“Mientras nosotros vendamos materia prima a centavos la libra y compremos productos sumamente costosos, la balanza de pago de nuestra nación estará en rojo, o sea que viviremos para siempre endeudados y destinados a la pobreza,” exponía en su clase de macroeconomía el profesor Octavio Mota King, uno de los mejores maestros que he tenido.
“Para romper este ciclo, necesitaríamos convertir nuestros metales, el cobre, hierro, acero, níquel, en refrigeradores, tostadores y automóviles, y nuestro cacao en barras de chocolate; es decir, que necesitaríamos transformar nuestros recursos naturales en productos terminados.”
Entonces, la tragedia de los países tercermundistas, Honduras, el Salvador, la República Dominicana, radica en la incapacidad de mudar una economía agrícola (y de extracción de las riquezas minerales por monopolios extranjeros), a una economía industrial. Una transformación que es posible, como demuestra el caso de Corea del Sur, donde en el lapso de una generación los campesinos analfabetos pasaron a ser técnicos en informática e ingenieros, aunque para lograrlo esa nación debió invertir cuantiosamente en la alfabetización y preparación académica y técnica de su gente. No obstante, en América Latina esto no se ha dado. La pobreza de nuestros países se ha agudizado en las últimas décadas, creando condiciones de vida cada vez peores para sus habitantes.
Y una población desesperada actúa de forma extrema, como por ejemplo, embarcándose en una travesía peligrosa, suicida, a través del río, el mar, o el desierto para alcanzar la frontera con la tierra prometida, los Estados Unidos.

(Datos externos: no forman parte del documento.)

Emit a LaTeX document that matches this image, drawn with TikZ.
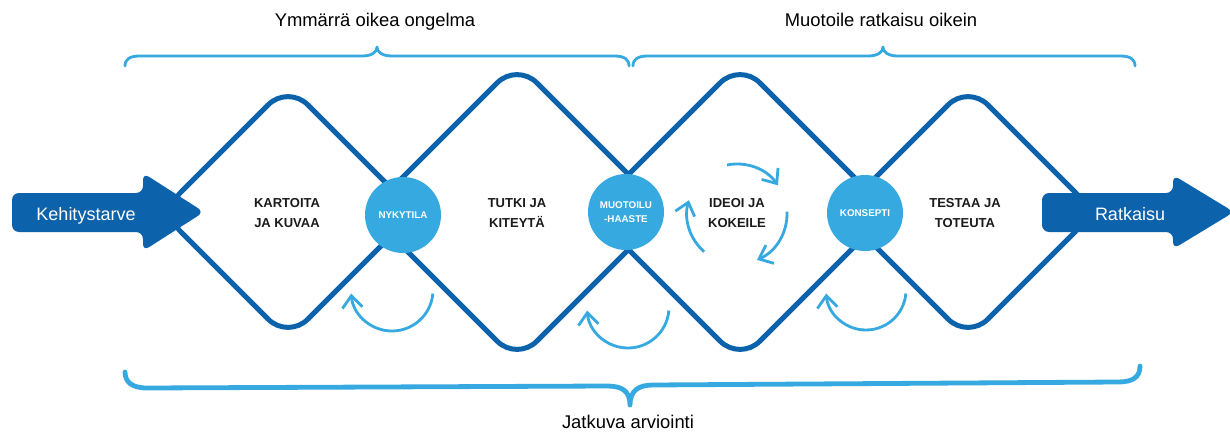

Y de ahí, que las entradas de inmigrantes indocumentados al suelo norteamericano no hayan cesado. Y de que también, ahora más de cincuenta mil niños se encuentren a la deriva, flotando entre un limbo burocrático que no les permite reunirse con sus seres queridos y un infierno que plantea retornarlos al entorno del cual salieron huyendo, el cual está plagado de hambre, corrupción, violencia e ignorancia.

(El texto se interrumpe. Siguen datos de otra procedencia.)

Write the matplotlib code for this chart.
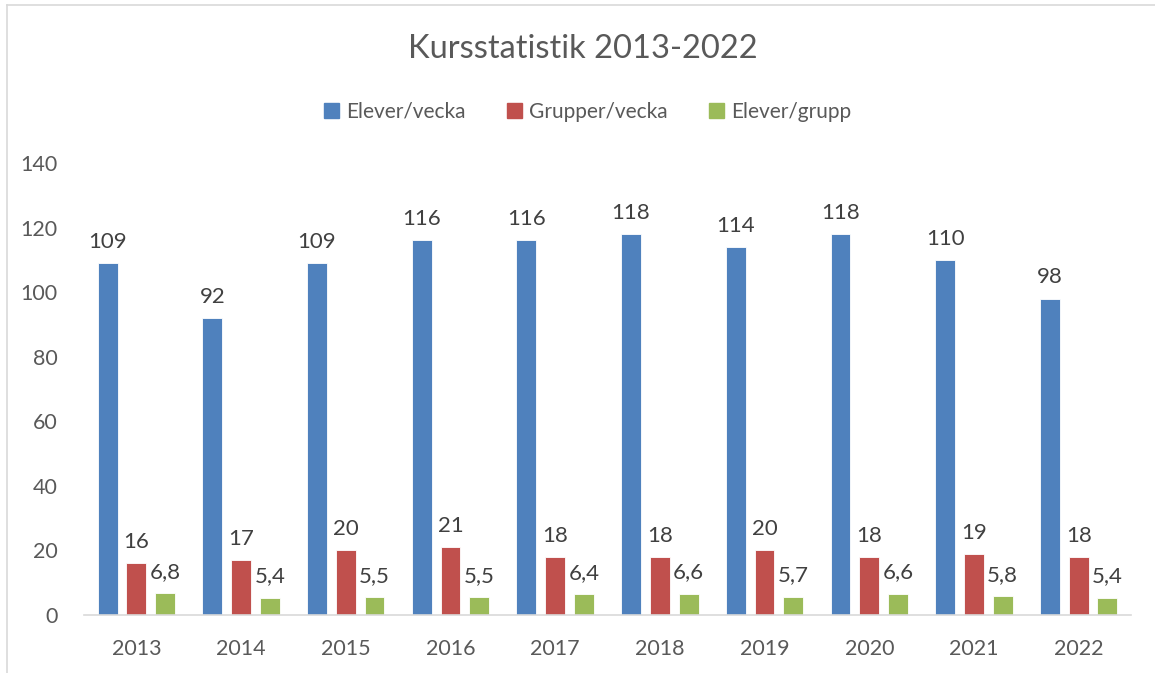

Una solución inhumana, pero no sorpresiva, porque de todos los posibles epítetos que se encuentran en el diccionario, humanitario con los indocumentados sería el último para describir el gobierno de Barak Obama. Así mismo, los Estados Unidos en tanto que país del primer mundo y en virtud del poder que confiere ser una potencia, impone las reglas que controlan los precios de la mercancía en el comercio global.
El autor de Food Matters, expone el dilema con claridad meridiana: el maíz del norte, genéticamente alterado y producido a un costo mínimo gracias a la subvención otorgada por el Estado a los agricultores, su precio es sumamente bajo y no compite en igualdad de condiciones con el maíz producido a más alto precio por el labrador mexicano.
Este labrador, incapaz de vender su maíz manteniendo un margen de ganancia, se ve obligado a renunciar a la cosecha.
Es él y muchos como él quienes terminan recogiendo las uvas en California o pelando pollos en Wisconsin. Y no porque sea fácil dejar los hijos y un universo entero detrás, sino porque ellos carecen en sus tierras de opciones viables para sobrevivir.
Los 3.7 billones de dólares que Obama aspira recibir para contratar más guardias fronterizos y más jueces destinados a acelerar las deportaciones, entre otras ideas no tan brillantes, estarían mejor invertidos en estabilizar los países de donde proceden estos niños.
Aquí entre nos, no hay que ser un genio para entender que la respuesta al problema del éxodo masivo de adultos y niños mexicanos y centroamericanos no está en el número de guardias ni de jueces dedicados a atajarlos y luego deportarlos, sino en erradicar las razones macro-económicas que están produciendo el éxodo mismo, ¡que eso hasta lo deduce un estudiante de Mota King en tercer año de preparatoria!